Mein Ziel ist es nicht den Antifaschismus zu verspotten, aber ich möchte darauf hinweisen, wie konfus diese Bewegen ist (im Allgemeinen). Es sollte nicht nur eine Auseinandersetzung mit den beschriebenen Problematiken geben, sondern Anarchist*innen sollten sich auch von dieser Bewegung distanzieren. Der Anarchismus ist selbstverständlich auch gegen den Faschismus, aber eben auch gegen jede Art des Autoritarismus. Anarchismus ist außerdem etwas positives und kan nicht als etwas, was gegen etwas ist, zusammengefasst werden, so wie es beim Antifaschismus möglich ist.
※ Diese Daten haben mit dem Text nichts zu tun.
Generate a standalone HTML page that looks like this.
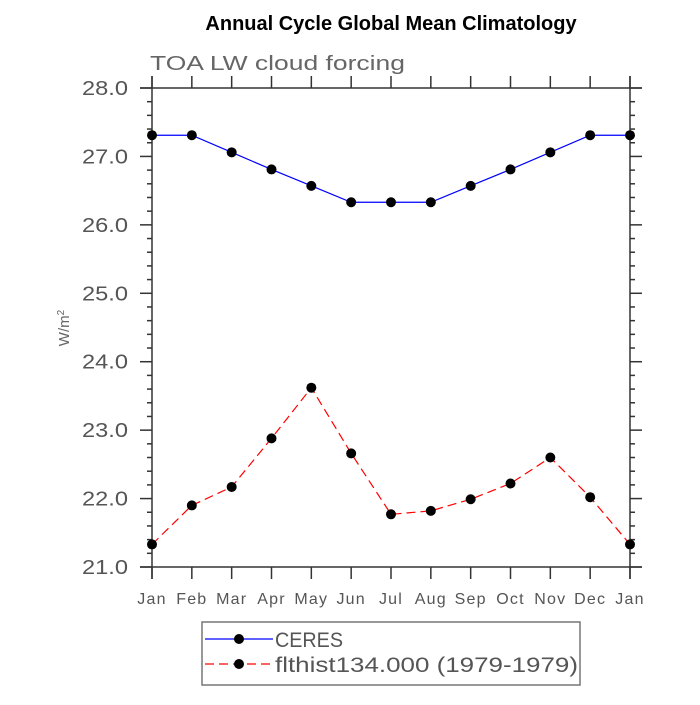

Ich komme nach dem Analysieren der antifaschistischen Art Politik zu machen zu dem Schluss, dass der Feind meines Feindes nicht unbedingt mein Freund ist und, dass Sexisten, Rassisten, Religiöse und Autoritäre jeder Art schon immer naiven Anarchistinnen in den Rücken gefallen sind und es auch immer wieder tun werden. Die Geschichte des Anarchismus ist voll von unglücklichen Allianzen und Verrat um mehr Macht zu bekommen. Anarchismus bedeutetet Antifaschismus, Antirassismus, Antisexismus, aber auch noch vieles mehr. Er bedeutet die Welt in der wir leben zu reflektieren, niemandem zu vertrauen, derdie nach Macht strebt (Macht generell und Macht über nahestehende Personen, wie es Sexisten ausüben). Er bedeutet zu entscheiden wer unsere Verbündeten sind und skeptisch zu sein, wenn die Rede von jemandem nur eine ganz bestimmte Gruppe der Bevölkerung anspricht (in jeder Weise, auch wenn es “umgekehrt” oder “positiv” ist, wie es heutzutage unter den Linken beliebt geworden ist). Er bedeutet auch keine Seite zu wählen, wenn wir keinen Platz in einem Kampf haben (entscheiden zwischen Erdogan und Öcalan, zwischen Palästina und Israel, zwischen religiös und rasisstisch, etc.).